Last Wednesday, July 1, 2020 was a long awaited day in the State of Vermont. By sheer coincidence, I was speaking with someone from the Vermont Agency of Natural Resources who asked me, “Nora, do you know what today is?” I thought for about 15 seconds, and then exclaimed, “Oh my goodness, it is July 1, 2020!! Congratulations! It’s all food scraps out of the landfill day!”
In July 2012, the Vermont legislature passed, and the Governor signed into law, Act 148, the Universal Recycling Act, which banned landfill disposal of plastic, aluminum and metal containers, tin foil, paper/cardboard, leaf/yard residuals and food scraps. The law made Vermont the first state in the U.S. to require that all food scraps be recycled from all sectors (commercial, institutional, residential) by 2020. Mandatory compliance was phased in over six years, beginning with the largest generators of organic waste (104 tons/year of food scraps generated) on July 1, 2014 — if an organics recycling facility was within 20 miles, had available capacity, and was willing to accept the food residuals. All food scraps are now banned from landfill as of July 1, 2020, including from the residential sector.

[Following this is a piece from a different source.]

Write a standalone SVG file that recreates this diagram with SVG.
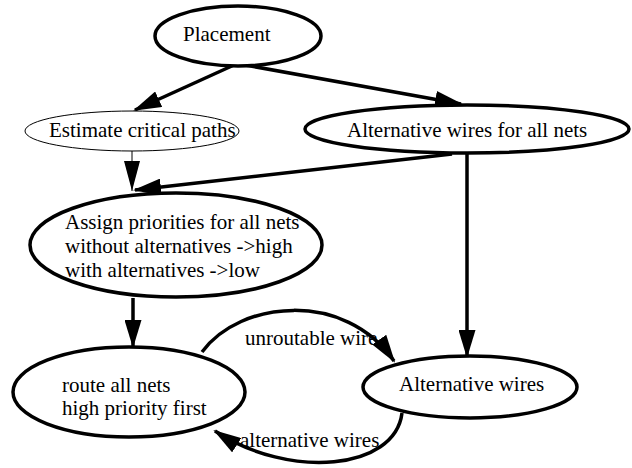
<svg xmlns="http://www.w3.org/2000/svg" width="632" height="468" viewBox="0 0 632 468">
<style>
.n{fill:#fff;stroke:#000;stroke-width:3.5}
.thin{stroke-width:1}
.t{font-family:'Liberation Serif','DejaVu Serif','Noto Serif',serif;font-size:21px;fill:#000}
.e{fill:none;stroke:#000;stroke-width:3.5}
</style>
<defs>
<marker id="ah" viewBox="0 0 28 17" refX="26" refY="8.5" markerWidth="28" markerHeight="17" markerUnits="userSpaceOnUse" orient="auto">
<path d="M0,0 L28,8.5 L0,17 Z" fill="#000"/>
</marker>
<marker id="ah2" viewBox="0 0 30 16" refX="30" refY="8" markerWidth="30" markerHeight="16" markerUnits="userSpaceOnUse" orient="auto">
<path d="M0,0 L30,8 L0,16 Z" fill="#000"/>
</marker>
</defs>
<rect width="632" height="468" fill="#fff"/>
<g id="edges">
<line class="e" x1="234" y1="65" x2="135" y2="110" marker-end="url(#ah)"/>
<line class="e" x1="245" y1="65" x2="461" y2="104" marker-end="url(#ah)"/>
<line class="e" x1="452" y1="154" x2="135" y2="190" marker-end="url(#ah)"/>
<line fill="none" stroke="#000" stroke-width="1" x1="132" y1="151" x2="132" y2="191" marker-end="url(#ah2)"/>
<line class="e" x1="467" y1="153" x2="467" y2="356" marker-end="url(#ah)"/>
<line class="e" x1="133" y1="298" x2="133" y2="346" marker-end="url(#ah)"/>
<path class="e" d="M202,352 C240,300 345,290 394,361" marker-end="url(#ah)"/>
<path class="e" d="M402,413 C395,470 290,480 215,431" marker-end="url(#ah)"/>
<text class="t" x="245" y="345">unroutable wire</text>
<text class="t" x="240" y="447">alternative wires</text>
</g>
<g id="placement">
<ellipse class="n" cx="238" cy="36" rx="83" ry="30"/>
<text class="t" x="183" y="41">Placement</text>
</g>
<g id="estimate">
<ellipse class="n thin" cx="132" cy="131" rx="107" ry="20"/>
<text class="t" x="49" y="137">Estimate critical paths</text>
</g>
<g id="altall">
<ellipse class="n" cx="467" cy="129" rx="162" ry="24"/>
<text class="t" x="347" y="137">Alternative wires for all nets</text>
</g>
<g id="assign">
<ellipse class="n" cx="176" cy="245" rx="146" ry="52"/>
<text class="t" x="65" y="229">Assign priorities for all nets</text>
<text class="t" x="65" y="253">without alternatives -&gt;high</text>
<text class="t" x="65" y="277">with alternatives -&gt;low</text>
</g>
<g id="route">
<ellipse class="n" cx="129" cy="392" rx="116" ry="45"/>
<text class="t" x="62" y="392">route all nets</text>
<text class="t" x="62" y="415">high priority first</text>
</g>
<g id="altwires">
<ellipse class="n" cx="470" cy="387" rx="107" ry="31"/>
<text class="t" x="399" y="391">Alternative wires</text>
</g>
</svg>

At its December 2019 Universal Recycling Stakeholders Meeting, the Vermont Department of Environmental Conservation (VT DEC) gave an update on food scrap management capacity in the state. Using data from the 2018 Vermont Waste Composition Study, VT DEC estimates that about 80,000 tons of food residuals are disposed annually, with about 30,000 tons of that in packaging (38%). In terms of food scrap management capacity, VT DEC estimates that about 62,000 tons/year of capacity will be needed by 2022; expected processing capacity to be available is around 61,000 tons/year. The highest management capacity that may be available, taking into account facility expansions, is almost 81,000 tons/year.